Begin Data to use

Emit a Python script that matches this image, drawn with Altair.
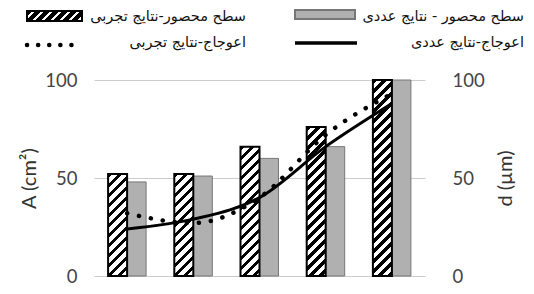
import altair as alt
import pandas as pd

categories = ["1", "2", "3", "4", "5"]
area_exp = [52, 52, 66, 76, 100]
area_num = [48, 51, 60, 66, 100]
dist_exp = [32, 27, 40, 72, 93]
dist_num = [24, 29, 40, 66, 88]
y_ticks = [0, 50, 100]

lbl_area_exp = "سطح محصور-نتایج تجربی"
lbl_area_num = "سطح محصور - نتایج عددی"
lbl_dist_exp = "اعوجاج-نتایج تجربی"
lbl_dist_num = "اعوجاج-نتایج عددی"

PW, PH = 331, 196
BAR_W = PW / 5 * (1 - 0.426) / 2


def hatch(W, H, period=10.0, dark=4.5, color="black"):
    k = (W + H) / (W * W + H * H)
    total = W + H
    stops = []
    u = 0.0
    while u < total:
        a = u / total
        b = min((u + dark) / total, 1)
        c = min((u + period) / total, 1)
        stops += [
            {"offset": a, "color": color},
            {"offset": b, "color": color},
            {"offset": b, "color": "white"},
            {"offset": c, "color": "white"},
        ]
        u += period
    return {"gradient": "linear", "x1": 0, "y1": 0, "x2": W * k, "y2": H * k, "stops": stops}


bars = pd.DataFrame({
    "cat": categories * 2,
    "series": ["exp"] * 5 + ["num"] * 5,
    "value": area_exp + area_num,
})
lines = pd.DataFrame({
    "cat": categories * 2,
    "series": ["exp"] * 5 + ["num"] * 5,
    "d": dist_exp + dist_num,
})

x_enc = alt.X("cat:N", scale=alt.Scale(domain=categories, paddingInner=0.426, paddingOuter=0.213), axis=None)
xo_enc = alt.XOffset("series:N", scale=alt.Scale(domain=["exp", "num"]))
y_enc = alt.Y(
    "value:Q",
    scale=alt.Scale(domain=[0, 100]),
    axis=alt.Axis(values=y_ticks, title="A (cm²)", grid=True, gridColor="#cccccc", domain=False,
                  ticks=False, labelPadding=17, labelFontSize=18.5, labelColor="#444", labelFont="Lato",
                  titleFont="Lato", titleFontSize=20, titleFontWeight="normal", titleColor="#333",
                  titlePadding=5),
)

gray_bars = alt.Chart(bars).transform_filter(alt.datum.series == "num").mark_bar(
    fill="#b0b0b0", stroke="#777777", strokeWidth=1
).encode(x=x_enc, xOffset=xo_enc, y=y_enc)

hatched = []
for c, v in zip(categories, area_exp):
    H = v / 100 * PH
    hatched.append(
        alt.Chart(bars).transform_filter((alt.datum.series == "exp") & (alt.datum.cat == c)).mark_bar(
            fill=hatch(BAR_W, H), stroke="black", strokeWidth=2
        ).encode(x=x_enc, xOffset=xo_enc, y=y_enc)
    )

one = pd.DataFrame({"k": [0]})
leg_font = dict(font="DejaVu Sans", fontSize=14.5, color="#111", align="right", baseline="middle")
legend = [
    alt.Chart(one).mark_rect(fill=hatch(56, 10, period=9, dark=6), stroke="black", strokeWidth=2).encode(
        x=alt.value(-67), x2=alt.value(-12), y=alt.value(-69), y2=alt.value(-59)),
    alt.Chart(one).mark_rect(fill="#b0b0b0", stroke="#777", strokeWidth=2).encode(
        x=alt.value(201), x2=alt.value(261), y=alt.value(-70), y2=alt.value(-61)),
    alt.Chart(one).mark_rule(color="black", strokeWidth=4.5, strokeDash=[0.1, 11], strokeCap="round").encode(
        x=alt.value(-67), x2=alt.value(-12), y=alt.value(-35)),
    alt.Chart(one).mark_rule(color="black", strokeWidth=3.5).encode(
        x=alt.value(201), x2=alt.value(263), y=alt.value(-37)),
    alt.Chart(pd.DataFrame({"t": [lbl_area_exp]})).mark_text(**leg_font).encode(
        x=alt.value(152), y=alt.value(-63), text="t:N"),
    alt.Chart(pd.DataFrame({"t": [lbl_area_num]})).mark_text(**leg_font).encode(
        x=alt.value(430), y=alt.value(-63), text="t:N"),
    alt.Chart(pd.DataFrame({"t": [lbl_dist_exp]})).mark_text(**leg_font).encode(
        x=alt.value(152), y=alt.value(-37), text="t:N"),
    alt.Chart(pd.DataFrame({"t": [lbl_dist_num]})).mark_text(**leg_font).encode(
        x=alt.value(430), y=alt.value(-37), text="t:N"),
]

left = alt.layer(gray_bars, *hatched, *legend)

y2_enc = alt.Y(
    "d:Q",
    scale=alt.Scale(domain=[0, 100]),
    axis=alt.Axis(orient="right", values=y_ticks, title="d (µm)", grid=False, domain=False, ticks=False,
                  labelPadding=27, labelFontSize=18.5, labelColor="#444", labelFont="Lato",
                  titleFont="Lato", titleFontSize=20, titleFontWeight="normal", titleColor="#333",
                  titleAngle=270, titleBaseline="top", titlePadding=11),
)
x_line = alt.X("cat:N", scale=alt.Scale(domain=categories, paddingInner=0.426, paddingOuter=0.213), axis=None)

line_num = alt.Chart(lines).transform_filter(alt.datum.series == "num").mark_line(
    color="black", strokeWidth=3, interpolate="monotone"
).encode(x=x_line, y=y2_enc)
line_exp = alt.Chart(lines).transform_filter(alt.datum.series == "exp").mark_line(
    color="black", strokeWidth=4.5, strokeDash=[0.1, 12], strokeCap="round", interpolate="monotone"
).encode(x=x_line, y=y2_enc)

right = alt.layer(line_num, line_exp)

chart = alt.layer(left, right).resolve_scale(y="independent").properties(
    width=PW, height=PH,
    autosize=alt.AutoSizeParams(type="none"),
    padding={"left": 86, "top": 72, "right": 101, "bottom": 10},
).configure_view(stroke=None)

chart.save("out.html", embed_options={"renderer": "svg", "actions": False})
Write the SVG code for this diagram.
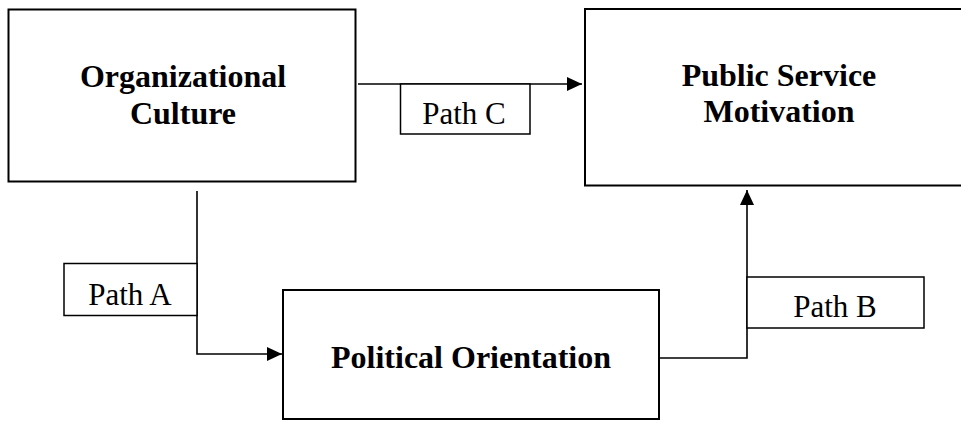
<svg xmlns="http://www.w3.org/2000/svg" width="961" height="421" viewBox="0 0 961 421">
  <style>
    .node { fill: #ffffff; stroke: #000000; stroke-width: 2; }
    .lbl { fill: #ffffff; stroke: #000000; stroke-width: 1.5; }
    .conn { fill: none; stroke: #000000; stroke-width: 1.6; }
    .bold { font-family: "Liberation Serif", "Times New Roman", serif; font-weight: bold; font-size: 32px; text-anchor: middle; fill: #000; }
    .reg { font-family: "Liberation Serif", "Times New Roman", serif; font-size: 31px; text-anchor: middle; fill: #000; }
  </style>
  <defs>
    <marker id="arrow" markerUnits="userSpaceOnUse" markerWidth="15" markerHeight="14" refX="15" refY="7" orient="auto">
      <path d="M0,0 L15,7 L0,14 z" fill="#000"/>
    </marker>
  </defs>
  <rect width="961" height="421" fill="#ffffff"/>

  <g id="org-culture">
    <rect class="node" x="8.5" y="9.5" width="347" height="172"/>
    <text class="bold" x="183" y="87">Organizational</text>
    <text class="bold" x="183" y="124">Culture</text>
  </g>

  <g id="psm">
    <rect class="node" x="585" y="9" width="390" height="176.5"/>
    <text class="bold" x="779" y="86">Public Service</text>
    <text class="bold" x="779" y="122">Motivation</text>
  </g>

  <g id="political-orientation">
    <rect class="node" x="283" y="290" width="376" height="129"/>
    <text class="bold" x="471" y="368">Political Orientation</text>
  </g>

  <g id="connectors">
    <path class="conn" d="M358,84 L582,84" marker-end="url(#arrow)"/>
    <path class="conn" d="M197,191 L197,354 L282,354" marker-end="url(#arrow)"/>
    <path class="conn" d="M659,358 L747,358 L747,190" marker-end="url(#arrow)"/>
  </g>

  <g id="path-c">
    <rect class="lbl" x="400.5" y="84" width="129.5" height="50"/>
    <text class="reg" x="464" y="124">Path C</text>
  </g>

  <g id="path-a">
    <rect class="lbl" x="64" y="263.5" width="133" height="52"/>
    <text class="reg" x="130" y="305">Path A</text>
  </g>

  <g id="path-b">
    <rect class="lbl" x="747" y="277" width="177" height="51"/>
    <text class="reg" x="835" y="317">Path B</text>
  </g>
</svg>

End Data to use

— Stated problem —
The lines from the start of the entries above through the one containing "BAR_W = PW / 5 * (1 - 0.426) / 2" are to be retyped exactly, and no others. Pictures are left out.

— Answer in full —
Emit a Python script that matches this image, drawn with Altair.
import altair as alt
import pandas as pd

categories = ["1", "2", "3", "4", "5"]
area_exp = [52, 52, 66, 76, 100]
area_num = [48, 51, 60, 66, 100]
dist_exp = [32, 27, 40, 72, 93]
dist_num = [24, 29, 40, 66, 88]
y_ticks = [0, 50, 100]

lbl_area_exp = "سطح محصور-نتایج تجربی"
lbl_area_num = "سطح محصور - نتایج عددی"
lbl_dist_exp = "اعوجاج-نتایج تجربی"
lbl_dist_num = "اعوجاج-نتایج عددی"

PW, PH = 331, 196
BAR_W = PW / 5 * (1 - 0.426) / 2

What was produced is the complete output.